While in the company of experts may I now follow up with if it had been the base pin how do I remove it? Is it as simples as unscrewing the screw on the ejector housing closest to the muzzle, taking that off, and pulling out pin? Any thing that makes that more complicated and I could mess up?

In the large-frame SAs, yes, that's how you get the base pin completely out of the gun.

With the mid-frames the cylinder and cylinder frame are shorter and the base pin can drop free, at least on the 4.68" and longer barrel lengths. The 3.75" Montado barrel might require pulling the ejector rod housing...
 
It is working again, thank you all for your support. It did have one quick studder and a quick disassembly and reassembly (or in this case field strip?, no screwdrivers involved. :)) took care of it.

At this point should I take it out to the range one time just to feel it and then ship it back to Ruger? It is 2 days old for Heavens sakes.

RFB
 
I can't tell you what to do, but I would not ship a gun back until I positively had pinned down the problem to something that they should remedy. Just a quirk of mine. If you tell them exactly what needs doing you have a whole, whole lot better chance of getting an intermittant problem actually fixed. Also, I hate to ship a gun off, and usually I can just get them to send me a part to fix the problem after I find it. But that's me. You do what makes you feel right.
P.S. - This is what I have done with revolvers, shotguns, and a few rifles. I only have one pistol, and so far my Mark II is clicking away slicker than an old IBM Selectric. If it ever stops then I will have to see how I do with pistols.
 
Mike, don't know when it happened, here is Ruger's official overview, and here is how they spin it: "** Internal lock unobtrusively located beneath the right grip panel provides an added measure of security."

RFB
 
My new new vaquero XR3 came with the first one I have ever seen, didnt know it had it till I got it home and took the grips off.
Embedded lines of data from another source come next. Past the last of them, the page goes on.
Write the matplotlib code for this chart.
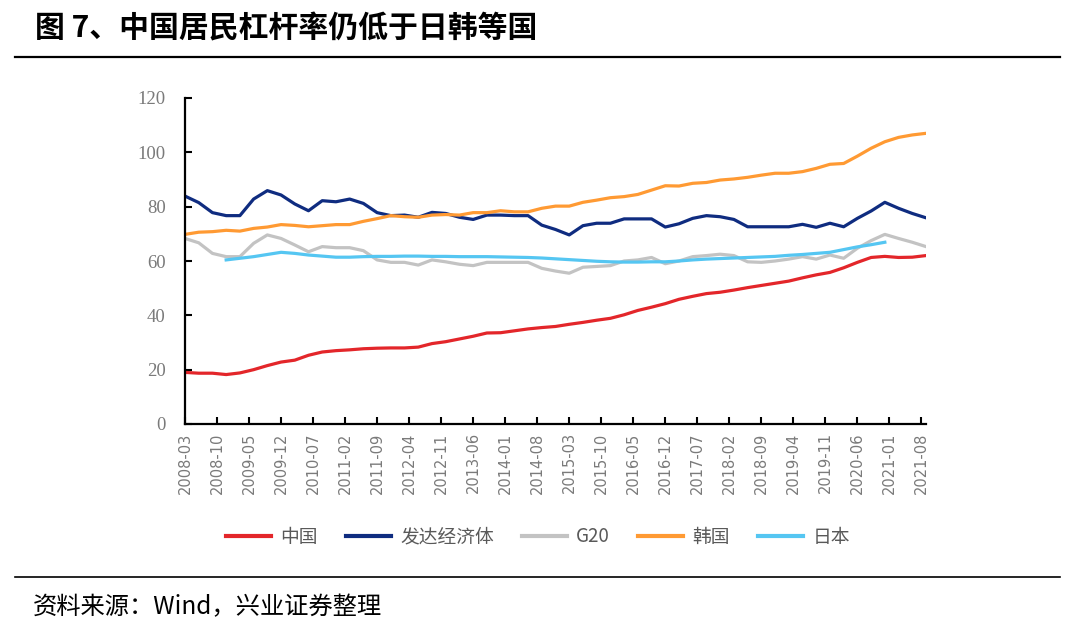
import numpy as np
import matplotlib
matplotlib.use("Agg")
import matplotlib.pyplot as plt
from matplotlib.lines import Line2D

plt.rcParams['font.family'] = ['Noto Sans CJK SC', 'DejaVu Sans']

# quarterly points, 2008-03 .. 2021-09 (month offsets from 2008-03)
months = np.arange(55) * 3

china = [19.0, 18.7, 18.7, 18.2, 18.8, 20.0, 21.5, 22.8, 23.5, 25.3,
         26.5, 27.0, 27.3, 27.7, 27.9, 28.0, 28.0, 28.3, 29.6, 30.3,
         31.3, 32.3, 33.5, 33.6, 34.3, 35.0, 35.5, 35.9, 36.7, 37.4,
         38.2, 38.9, 40.2, 41.8, 43.0, 44.3, 45.9, 47.0, 48.0, 48.5,
         49.3, 50.2, 51.0, 51.8, 52.6, 53.8, 54.9, 55.8, 57.5, 59.5,
         61.3, 61.7, 61.3, 61.4, 62.0]
developed = [83.9, 81.5, 77.8, 76.7, 76.7, 82.8, 85.9, 84.3, 81.0, 78.5,
             82.2, 81.8, 82.8, 81.2, 77.8, 76.7, 76.9, 76.1, 77.9, 77.5,
             76.1, 75.3, 76.9, 76.9, 76.7, 76.7, 73.2, 71.6, 69.6, 73.0,
             73.9, 73.9, 75.5, 75.5, 75.5, 72.5, 73.7, 75.7, 76.7, 76.3,
             75.3, 72.6, 72.6, 72.6, 72.6, 73.5, 72.4, 73.9, 72.6, 75.7,
             78.4, 81.6, 79.4, 77.5, 75.9]
g20 = [68.3, 66.7, 62.8, 61.6, 61.6, 66.5, 69.6, 68.3, 65.9, 63.4,
       65.3, 64.9, 64.9, 63.8, 60.4, 59.5, 59.5, 58.5, 60.4, 59.7,
       58.8, 58.3, 59.5, 59.5, 59.5, 59.5, 57.3, 56.3, 55.5, 57.7,
       58.0, 58.3, 60.0, 60.4, 61.3, 59.0, 60.0, 61.6, 62.0, 62.5,
       62.0, 59.7, 59.5, 60.0, 60.7, 61.6, 60.7, 62.2, 61.0, 64.7,
       67.5, 69.8, 68.3, 66.9, 65.3]
korea = [69.8, 70.6, 70.8, 71.3, 71.0, 72.0, 72.5, 73.4, 73.1, 72.6,
         73.0, 73.4, 73.4, 74.6, 75.6, 76.7, 76.3, 76.1, 76.9, 77.1,
         76.9, 77.8, 77.8, 78.5, 78.1, 78.1, 79.4, 80.2, 80.2, 81.6,
         82.4, 83.3, 83.7, 84.5, 86.1, 87.7, 87.6, 88.6, 88.9, 89.8,
         90.2, 90.8, 91.6, 92.3, 92.3, 92.9, 94.1, 95.6, 95.9, 98.6,
         101.5, 103.9, 105.5, 106.4, 107.0]
# Japan: 2008-12 .. 2020-12
japan = [np.nan] * 3 + [
    60.4, 61.0, 61.6, 62.4, 63.2, 62.8, 62.2, 61.8, 61.4, 61.4,
    61.6, 61.7, 61.7, 61.8, 61.8, 61.7, 61.7, 61.6, 61.6, 61.6,
    61.5, 61.4, 61.3, 61.1, 60.8, 60.5, 60.2, 59.9, 59.7, 59.6,
    59.6, 59.7, 59.7, 60.0, 60.4, 60.7, 60.9, 61.1, 61.3, 61.5,
    61.7, 62.1, 62.4, 62.8, 63.2, 64.2, 65.2, 66.0, 66.9] + [np.nan] * 3

tick_labels = ['2008-03', '2008-10', '2009-05', '2009-12', '2010-07', '2011-02',
               '2011-09', '2012-04', '2012-11', '2013-06', '2014-01', '2014-08',
               '2015-03', '2015-10', '2016-05', '2016-12', '2017-07', '2018-02',
               '2018-09', '2019-04', '2019-11', '2020-06', '2021-01', '2021-08']
tick_pos = np.arange(len(tick_labels)) * 7

series = [('中国', china, '#E3262A'),
          ('发达经济体', developed, '#0F2C80'),
          ('G20', g20, '#C3C3C3'),
          ('韩国', korea, '#FF9A33'),
          ('日本', japan, '#55C6F2')]

fig = plt.figure(figsize=(10.8, 6.26), dpi=100)
ax = fig.add_axes([185 / 1080, 1 - 424 / 626, (926 - 185) / 1080, (424 - 98) / 626])

for name, vals, col in series:
    ax.plot(months, vals, color=col, lw=2.3, label=name, solid_joinstyle='round')

ax.set_xlim(0, 162)
ax.set_ylim(0, 120)
ax.set_yticks(range(0, 121, 20))
ax.set_xticks(tick_pos)
ax.set_xticklabels(tick_labels, rotation=90, fontsize=10.5, color='#7a7a7a',
                   family='DejaVu Sans')
for lab in ax.get_yticklabels():
    lab.set_family('Liberation Serif')
ax.tick_params(axis='y', direction='in', length=5, width=1.5, labelsize=13.5,
               labelcolor='#7a7a7a', pad=14)
ax.tick_params(axis='x', direction='in', length=5, width=1.5, pad=6)
for s in ['top', 'right']:
    ax.spines[s].set_visible(False)
for s in ['left', 'bottom']:
    ax.spines[s].set_linewidth(1.6)
    ax.spines[s].set_color('black')

leg = fig.legend(loc='center', bbox_to_anchor=(0.498, 1 - 537 / 626), ncol=5,
                 frameon=False, fontsize=13.5, handlelength=2.4, handletextpad=0.5,
                 columnspacing=1.5)
for t in leg.get_texts():
    t.set_color('#595959')
for h in leg.get_lines():
    h.set_linewidth(3)

fig.text(35 / 1080, 1 - 28 / 626, '图 7、中国居民杠杆率仍低于日韩等国', fontsize=21.5,
         fontweight='bold', va='center', ha='left')
fig.add_artist(Line2D([15 / 1080, 1060 / 1080], [1 - 57 / 626] * 2, color='black', lw=1.6))
fig.add_artist(Line2D([15 / 1080, 1060 / 1080], [1 - 577 / 626] * 2, color='black', lw=1.2))
fig.text(33 / 1080, 1 - 607 / 626, '资料来源：Wind，兴业证券整理', fontsize=17.5,
         va='center', ha='left')

fig.savefig('out.png', dpi=100)
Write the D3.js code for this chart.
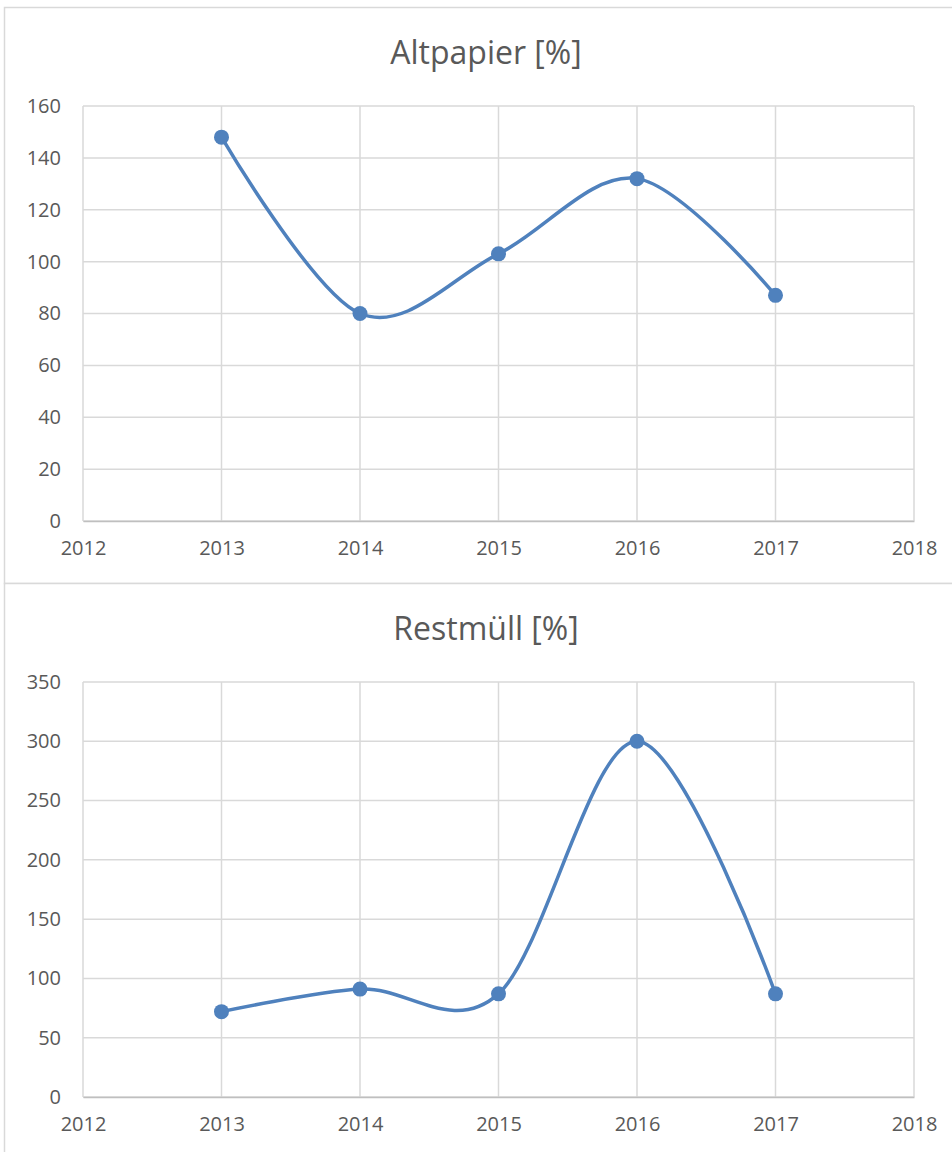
<!DOCTYPE html>
<html>
<head>
<meta charset="utf-8">
<script src="https://cdn.jsdelivr.net/npm/d3@7"></script>
<style>
  body { margin: 0; background: #fff; }
  text { font-family: "Open Sans", sans-serif; fill: #595959; }
</style>
</head>
<body>
<div id="chart"></div>
<script>
// chart data
const years = [2013, 2014, 2015, 2016, 2017];
const altpapier = [148, 80, 103, 132, 87];
const restmuell = [72, 91, 87, 300, 87];
const xTicks = [2012, 2013, 2014, 2015, 2016, 2017, 2018];
const altpapierTicks = [0, 20, 40, 60, 80, 100, 120, 140, 160];
const restmuellTicks = [0, 50, 100, 150, 200, 250, 300, 350];

const width = 952, height = 1152;
const blue = "#4f81bd", grid = "#d9d9d9";
const fontFam = "\"Open Sans\", sans-serif";

const svg = d3.select("#chart").append("svg")
  .attr("width", width)
  .attr("height", height);

function drawChart(top, boxHeight, title, values, yTicks) {
  const g = svg.append("g").attr("transform", `translate(0,${top})`);

  // outer chart border (right edge runs off the picture)
  g.append("rect")
    .attr("x", 4.5).attr("y", 0.5)
    .attr("width", width + 10).attr("height", boxHeight)
    .attr("fill", "#fff")
    .attr("stroke", grid)
    .attr("stroke-width", 1.5);

  g.append("text")
    .attr("x", 486).attr("y", 57)
    .attr("text-anchor", "middle")
    .attr("font-size", 32)
    .text(title);

  const x = d3.scaleLinear().domain([2012, 2018]).range([83, 914]);
  const y = d3.scaleLinear().domain([0, d3.max(yTicks)]).range([514, 99]);

  // gridlines
  g.append("g").selectAll("line.h")
    .data(yTicks)
    .join("line")
    .attr("x1", 83).attr("x2", 914)
    .attr("y1", d => y(d)).attr("y2", d => y(d))
    .attr("stroke", grid).attr("stroke-width", 1.5);

  g.append("g").selectAll("line.v")
    .data(xTicks)
    .join("line")
    .attr("x1", d => x(d)).attr("x2", d => x(d))
    .attr("y1", y(d3.max(yTicks))).attr("y2", y(0))
    .attr("stroke", grid).attr("stroke-width", 1.5);

  // axes, styled like the office chart
  const yAxis = g.append("g")
    .attr("transform", "translate(83,0)")
    .call(d3.axisLeft(y).tickValues(yTicks).tickSize(0).tickPadding(22));
  yAxis.select(".domain").remove();
  yAxis.selectAll("text").attr("font-size", 20).attr("font-family", fontFam).attr("fill", "#595959");

  const xAxis = g.append("g")
    .attr("transform", `translate(0,${y(0)})`)
    .call(d3.axisBottom(x).tickValues(xTicks).tickFormat(d3.format("d")).tickSize(0).tickPadding(20));
  xAxis.select(".domain").attr("stroke", "#bfbfbf").attr("stroke-width", 1.5);
  xAxis.selectAll("text").attr("font-size", 20).attr("font-family", fontFam).attr("fill", "#595959");

  const pts = years.map((yr, i) => ({ year: yr, value: values[i] }));

  const line = d3.line()
    .x(d => x(d.year))
    .y(d => y(d.value))
    .curve(d3.curveCardinal.tension(0));

  g.append("path")
    .datum(pts)
    .attr("d", line)
    .attr("fill", "none")
    .attr("stroke", blue)
    .attr("stroke-width", 3.5);

  g.selectAll("circle")
    .data(pts)
    .join("circle")
    .attr("cx", d => x(d.year))
    .attr("cy", d => y(d.value))
    .attr("r", 7.5)
    .attr("fill", blue);
}

drawChart(7, 576, "Altpapier [%]", altpapier, altpapierTicks);
drawChart(583, 600, "Restmüll [%]", restmuell, restmuellTicks);
</script>
</body>
</html>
That was 2.5 years ago, since then Ruger has been adding them to all new revolvers. Anyone have a DA like an SP or a redhawk that has one??

I haven't messed with it or used it, I dont carry the gun. It seems to work by locking the mainspring somehow, maybe I will take the grips off and study it today. It does seem like it would be easily replaced with the new spring and spring guide. Of course I will have to find the key first.

Could it be the cause of your problems, lock and unlock it a few times.

Lets all bow down and thank the Lawyers for this, its everybit as useful as the 12 warning stickers telling me not to fall that are on my new ladder.
 
its everybit as useful as the 12 warning stickers telling me not to fall that are on my new ladder.

Remember, there wouldn't be a sticker if it had not happened to someone already..."Caution, Do Not attempt to change fan belt while engine is running." Or my personal favorite..."Caution, Sidewalk may become wet when it rains."